§ **Given information**

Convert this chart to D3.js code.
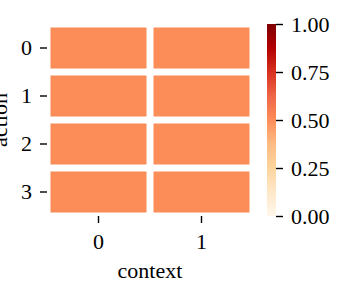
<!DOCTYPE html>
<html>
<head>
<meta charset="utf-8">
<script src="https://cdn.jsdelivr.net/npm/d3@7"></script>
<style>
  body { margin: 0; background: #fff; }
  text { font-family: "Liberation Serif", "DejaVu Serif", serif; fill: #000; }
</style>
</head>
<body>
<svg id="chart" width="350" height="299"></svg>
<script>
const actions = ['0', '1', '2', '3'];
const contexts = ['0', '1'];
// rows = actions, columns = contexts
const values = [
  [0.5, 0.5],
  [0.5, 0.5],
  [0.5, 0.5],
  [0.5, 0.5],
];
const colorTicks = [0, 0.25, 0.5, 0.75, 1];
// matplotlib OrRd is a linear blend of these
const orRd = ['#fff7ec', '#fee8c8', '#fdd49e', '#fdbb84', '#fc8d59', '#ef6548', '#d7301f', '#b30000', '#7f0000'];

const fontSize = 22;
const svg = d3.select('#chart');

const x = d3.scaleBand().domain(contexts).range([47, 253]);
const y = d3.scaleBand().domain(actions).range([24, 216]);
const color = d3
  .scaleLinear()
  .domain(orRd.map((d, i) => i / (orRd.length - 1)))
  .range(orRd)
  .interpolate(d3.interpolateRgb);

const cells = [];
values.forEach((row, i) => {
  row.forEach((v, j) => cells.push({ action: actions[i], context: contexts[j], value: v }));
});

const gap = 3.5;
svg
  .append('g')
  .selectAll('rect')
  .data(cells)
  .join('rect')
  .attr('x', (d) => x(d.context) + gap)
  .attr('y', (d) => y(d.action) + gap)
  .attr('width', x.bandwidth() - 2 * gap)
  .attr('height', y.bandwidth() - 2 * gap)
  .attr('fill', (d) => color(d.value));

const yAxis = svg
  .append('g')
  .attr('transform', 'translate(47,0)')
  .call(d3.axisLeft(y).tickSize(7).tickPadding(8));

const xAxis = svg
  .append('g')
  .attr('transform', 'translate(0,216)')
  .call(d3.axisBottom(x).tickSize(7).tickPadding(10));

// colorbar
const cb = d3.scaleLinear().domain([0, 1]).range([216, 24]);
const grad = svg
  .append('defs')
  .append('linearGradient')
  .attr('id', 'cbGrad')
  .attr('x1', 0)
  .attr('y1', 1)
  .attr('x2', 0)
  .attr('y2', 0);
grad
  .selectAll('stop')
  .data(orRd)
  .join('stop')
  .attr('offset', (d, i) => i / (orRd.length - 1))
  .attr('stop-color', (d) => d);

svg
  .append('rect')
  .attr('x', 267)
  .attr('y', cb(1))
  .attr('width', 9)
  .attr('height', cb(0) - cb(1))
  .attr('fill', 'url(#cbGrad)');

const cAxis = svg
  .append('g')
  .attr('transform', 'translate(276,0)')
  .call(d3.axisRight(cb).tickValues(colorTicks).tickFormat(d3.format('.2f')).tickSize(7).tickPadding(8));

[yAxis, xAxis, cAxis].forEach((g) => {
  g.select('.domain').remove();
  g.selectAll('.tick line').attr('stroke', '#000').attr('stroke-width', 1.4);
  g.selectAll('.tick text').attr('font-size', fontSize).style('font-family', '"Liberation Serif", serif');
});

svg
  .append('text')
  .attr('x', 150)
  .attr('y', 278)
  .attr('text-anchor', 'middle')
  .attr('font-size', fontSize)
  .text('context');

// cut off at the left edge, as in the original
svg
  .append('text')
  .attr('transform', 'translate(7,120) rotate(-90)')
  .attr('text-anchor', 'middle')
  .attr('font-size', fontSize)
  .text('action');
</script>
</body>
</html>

§ **Goal of the exercise**
Write out again, exactly, the lines from the start of the listing up to the line containing "const svg = d3.select('#chart');", with both ends and without pictures.

§ **The answer**
Convert this chart to D3.js code.
<!DOCTYPE html>
<html>
<head>
<meta charset="utf-8">
<script src="https://cdn.jsdelivr.net/npm/d3@7"></script>
<style>
  body { margin: 0; background: #fff; }
  text { font-family: "Liberation Serif", "DejaVu Serif", serif; fill: #000; }
</style>
</head>
<body>
<svg id="chart" width="350" height="299"></svg>
<script>
const actions = ['0', '1', '2', '3'];
const contexts = ['0', '1'];
// rows = actions, columns = contexts
const values = [
  [0.5, 0.5],
  [0.5, 0.5],
  [0.5, 0.5],
  [0.5, 0.5],
];
const colorTicks = [0, 0.25, 0.5, 0.75, 1];
// matplotlib OrRd is a linear blend of these
const orRd = ['#fff7ec', '#fee8c8', '#fdd49e', '#fdbb84', '#fc8d59', '#ef6548', '#d7301f', '#b30000', '#7f0000'];

const fontSize = 22;
const svg = d3.select('#chart');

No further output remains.